Sebagaimana kita ketahuai disetiap bencana sekolah dan pendidikan sangat berimbas, sebagaimana sudah kita lihat bersama pada saat tsunami Aceh 2024, gempa Gayo 2013, Gempa Pidie 2017 dan yang baru saja terjadi di Cianjur.
Sebagaimana yang disampaikan oleh Dr. Yunita Idris dari Disaster Tsunami Mitigation Reseach Center TDMRC USK dalam pemaparannya saat seminar tersebut bahwa “Lesson Learned Gempa Cianjur 2022 disebutkan beberapa catatan kesiapsiagaan saat gempa. Yang pertama, harus dilakukan kajian potensi gempa secara microzonasi.

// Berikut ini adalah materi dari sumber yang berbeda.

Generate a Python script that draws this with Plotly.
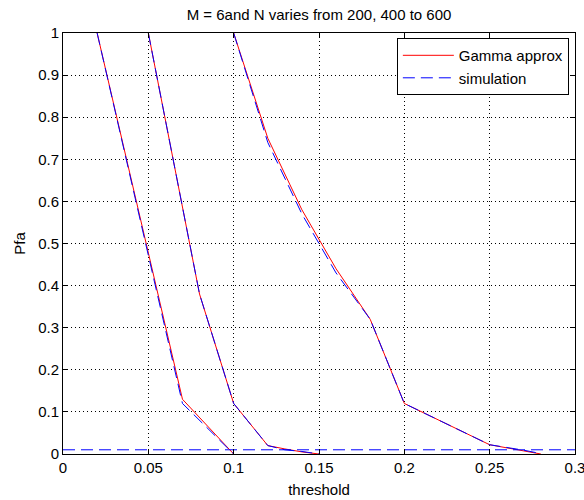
import plotly.graph_objects as go

# ---- data ----
title_text = "M = 6and N varies from 200, 400 to 600"

thr1 = [0.02, 0.07, 0.10]
gamma1 = [1.0, 0.13, 0.0]
sim1 = [1.0, 0.12, 0.0]

thr2 = [0.05, 0.08, 0.10, 0.12, 0.13, 0.14, 0.15]
gamma2 = [1.0, 0.38, 0.12, 0.02, 0.012, 0.005, 0.0]
sim2 = [1.0, 0.38, 0.12, 0.02, 0.010, 0.006, 0.0]

thr3 = [0.10, 0.12, 0.14, 0.16, 0.18, 0.20, 0.25, 0.26, 0.27, 0.28]
gamma3 = [1.0, 0.75, 0.58, 0.44, 0.32, 0.12, 0.022, 0.015, 0.008, 0.0]
sim3 = [1.0, 0.74, 0.57, 0.43, 0.32, 0.12, 0.022, 0.016, 0.009, 0.001]

thr_ref = [0.0, 0.3]
pfa_ref = [0.01, 0.01]

x_ticks = [0, 0.05, 0.1, 0.15, 0.2, 0.25, 0.3]
x_tick_labels = ["0", "0.05", "0.1", "0.15", "0.2", "0.25", "0.3"]
y_ticks = [0, 0.1, 0.2, 0.3, 0.4, 0.5, 0.6, 0.7, 0.8, 0.9, 1.0]
y_tick_labels = ["0", "0.1", "0.2", "0.3", "0.4", "0.5", "0.6", "0.7", "0.8", "0.9", "1"]

FONT = "Liberation Sans, Arial, Helvetica, sans-serif"
FS = 15
RED = "#ff0000"
BLUE = "#0000ff"
DASH = "12px,6px"

fig = go.Figure()

gamma_sets = [(thr1, gamma1), (thr2, gamma2), (thr3, gamma3)]
sim_sets = [(thr1, sim1), (thr2, sim2), (thr3, sim3)]

for i, (xs, ys) in enumerate(gamma_sets):
    fig.add_trace(go.Scatter(x=xs, y=ys, mode="lines", name="Gamma approx",
                             showlegend=(i == 0),
                             line=dict(color=RED, width=1)))
for i, (xs, ys) in enumerate(sim_sets):
    fig.add_trace(go.Scatter(x=xs, y=ys, mode="lines", name="simulation",
                             showlegend=(i == 0),
                             line=dict(color=BLUE, width=1, dash=DASH)))
fig.add_trace(go.Scatter(x=thr_ref, y=pfa_ref, mode="lines", name="simulation",
                         showlegend=False,
                         line=dict(color=BLUE, width=1, dash=DASH)))

axis_common = dict(
    showline=True, linecolor="#000000", linewidth=1, mirror="ticks",
    ticks="inside", ticklen=5, tickcolor="#000000", tickwidth=1,
    showgrid=True, gridcolor="#000000", gridwidth=1, griddash="1px,3px",
    zeroline=False, ticklabeloverflow="allow", automargin=False,
    tickfont=dict(family=FONT, size=FS, color="#000000"),
)

fig.update_layout(
    width=584, height=500,
    margin=dict(l=63, r=9, t=33, b=46),
    paper_bgcolor="#ffffff", plot_bgcolor="#ffffff",
    font=dict(family=FONT, size=FS, color="#000000"),
    title=dict(text=title_text, x=0.5, xref="paper", xanchor="center",
               y=1 - 15 / 500, yref="container", yanchor="middle",
               font=dict(family=FONT, size=FS, color="#000000")),
    xaxis=dict(range=[0, 0.3], tickvals=x_ticks, ticktext=x_tick_labels,
               title=dict(text="threshold", standoff=9,
                          font=dict(family=FONT, size=FS)),
               **axis_common),
    yaxis=dict(range=[0, 1], tickvals=y_ticks, ticktext=y_tick_labels,
               title=dict(text="Pfa", standoff=8,
                          font=dict(family=FONT, size=FS)),
               **axis_common),
    legend=dict(x=0.988, xanchor="right", y=0.988, yanchor="top",
                bgcolor="#ffffff", bordercolor="#000000", borderwidth=1,
                font=dict(family=FONT, size=FS, color="#000000"),
                itemwidth=51, traceorder="normal"),
    showlegend=True,
)

fig.write_html("out.html")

Kedua, Analisis kerentanan tipikal bangunan. Dan yang terakhir ialah perkuat kapasitas tukang lokal, melalui pengetahuan membangun, dengan memanfaatkan material lokal”.
Hal tesebut untuk mengurangi dampak yang ditimbulkan oleh bencana tutup Yunita.
Kegitana seminar tersebut diadakan dalam rangka memperingati 18 Tahun Tsunami Aceh, dengan Tema “Membangun Kesiapsiagaan Masyararakat pasca 18 tahun Tsunami Melalui Tranfer Pengetahuan Dan Pengalaman Dalam Menghadapi Bencana”.